The practical consequence is straightforward: your optimal installation window runs from mid-October through late April for the low desert zones around Phoenix and Tucson. Outside that range, you’re either fighting heat acceleration in the mortar or cold-weather hydration slowdown, both of which compromise bond strength by 20–35% compared to installations done in the 60–85°F ambient range.

Arizona’s Seasonal Installation Windows: A Practical Breakdown
Arizona doesn’t follow a simple hot-or-cold pattern, and treating it that way will get you into trouble. The state has at least four distinct climate bands that affect travertine pool deck scheduling differently.
Low Desert (Phoenix, Tucson): October Through April
In Phoenix, the practical installation season for travertine pavers around pool surrounds opens around the third week of October when overnight lows reliably drop below 75°F. By November, you’re in prime territory — consistent daytime temps in the 70s, nights in the 50s, low humidity. This combination gives mortar the steady cure rate it needs and lets sealers penetrate evenly rather than flashing off the surface.
January and February installations are workable but require attention to morning conditions. Surface temperatures on north-facing portions of a pool surround can sit below 50°F until 9 or 10 AM, which means your crew shouldn’t be setting stone until that surface warms. Rushing the morning start is one of the most consistent causes of bond failure in winter pool paver projects — the stone is essentially sitting on a partially chilled bed during those first critical hours of cure.
High Desert (Flagstaff, Sedona): Timing Shifts Significantly
Up in Flagstaff, the installation window compresses at both ends. Freeze-thaw cycles can occur as late as May and as early as September, which means your effective travertine pool deck season runs roughly June through August — the exact window the low desert is avoiding. Ivory travertine and silver travertine hold up well in freeze-thaw conditions when properly filled and sealed, but only if installation happened during a sustained warm period that allowed full mortar cure before first frost.
Flagstaff projects also need to account for the fact that travertine’s open pore structure will absorb moisture faster at elevation, affecting how quickly a sealer needs to be applied post-installation. The rule of thumb for high-desert installations: apply your first sealer coat within 48 hours of grouting completion, not the 72-hour window that works in the low desert.
Summer Installation Risks: What Actually Goes Wrong
Here’s what most project managers don’t fully account for with summer pool paver travertine in Arizona: the problem isn’t just heat on the material itself — it’s the combination of rapid mortar set and thermal shock from water contact. Pool construction sequences often put the stone installation within weeks of the pool shell completion, and in summer that shell is sitting at 120°F+ on the surface before any water goes in.

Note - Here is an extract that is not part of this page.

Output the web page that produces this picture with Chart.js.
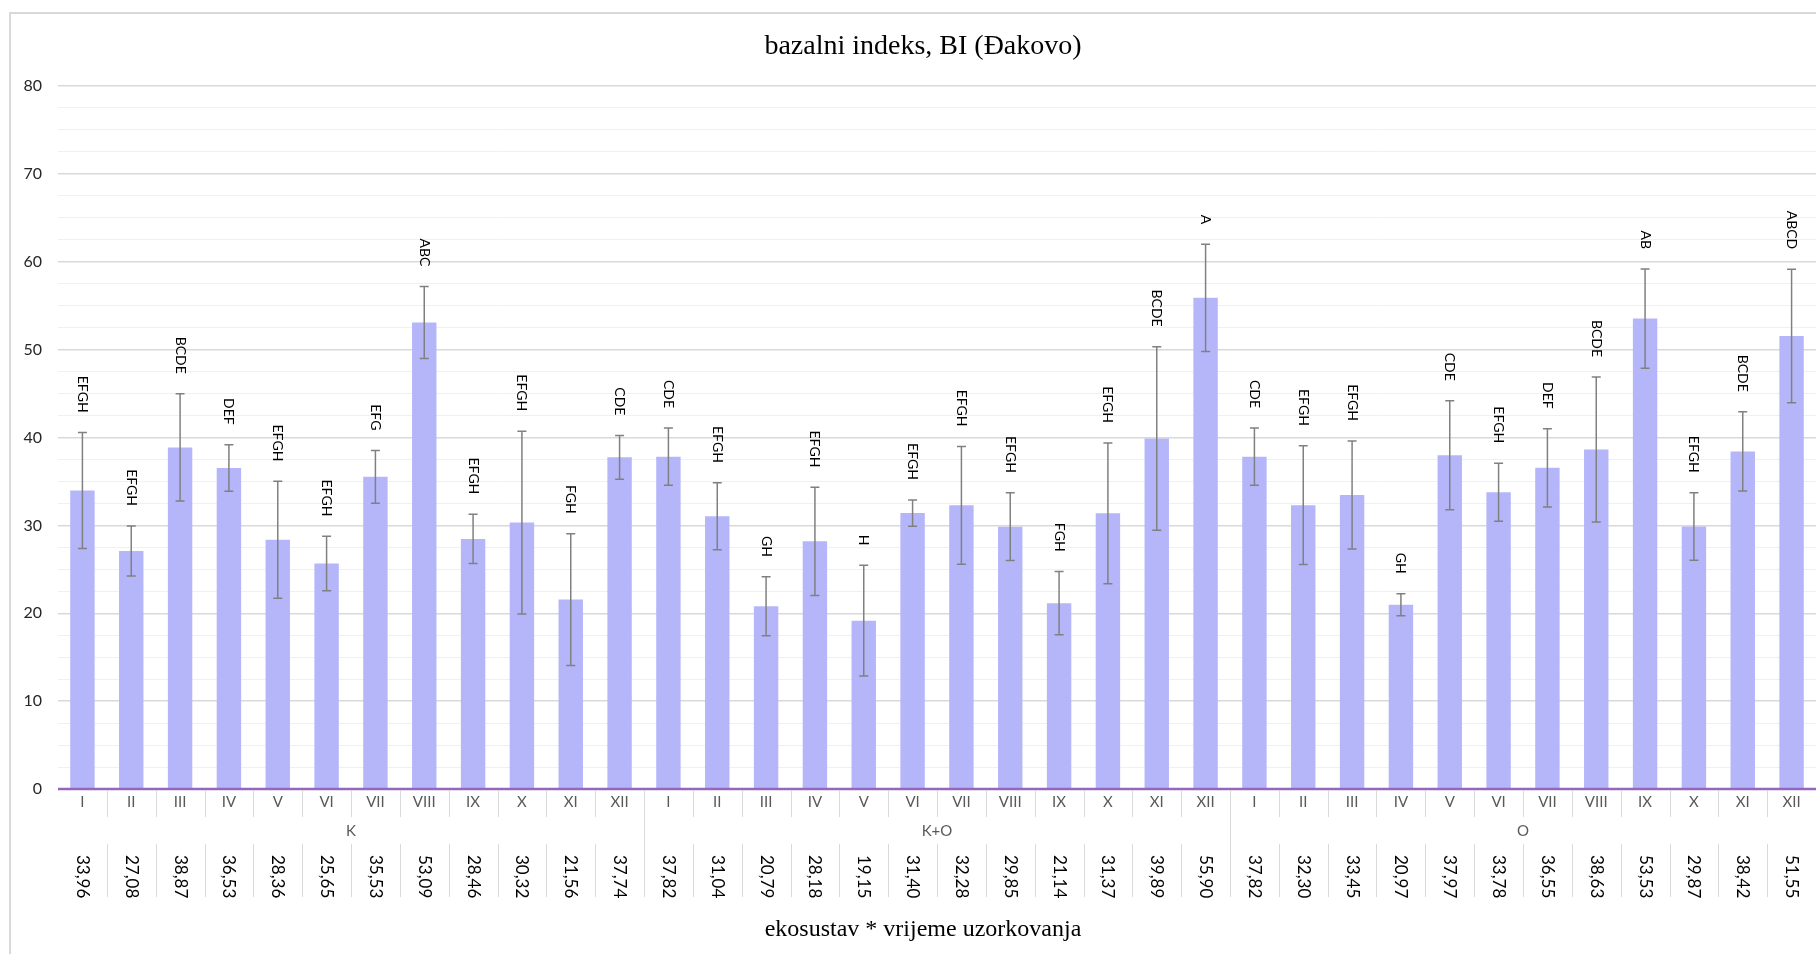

- Mortar in direct summer sun can reach initial set in under 90 minutes rather than the normal 3–4 hours, leaving insufficient time for proper beating and leveling
- Travertine’s thermal expansion coefficient runs around 4.5 × 10⁻⁶ per °F — at summer slab temperatures, a 15-foot run can expand nearly 3/8 inch beyond its cool-morning dimension
- Evaporative cooling in the mortar bed happens faster than the cement chemistry can hydrate, producing a weak crystalline structure that fails under point loads
- Grout joints filled in summer heat can shrink and crack during the first cool season, requiring re-grouting within 18 months of installation
Mitigation is possible but adds cost. Shade structures over the work area, early-morning start times, cool water in mortar mixes, and accelerated curing blankets after placement can extend your workable window into late September. The labor premium for a properly managed summer installation typically runs 15–25% over a standard cool-season project — worth factoring into your bid if the schedule demands it.
Color Selection and How Arizona Conditions Affect Your Choice
The travertine color families perform differently when you factor in both aesthetics and heat management, and Arizona pool surrounds put both concerns on the table simultaneously.
Ivory travertine pool deck installations remain the most specified option in Arizona for a clear practical reason: the lighter surface reflects rather than absorbs solar radiation, keeping surface temperatures 25–35°F cooler than darker alternatives at peak summer conditions. That gap matters enormously for barefoot comfort and for the long-term thermal stress on the mortar bed beneath. Walnut travertine and gray travertine pool deck installations deliver a more contemporary aesthetic but require you to use lighter-colored grout and specify a sealer with UV-reflective additives to offset the additional heat gain.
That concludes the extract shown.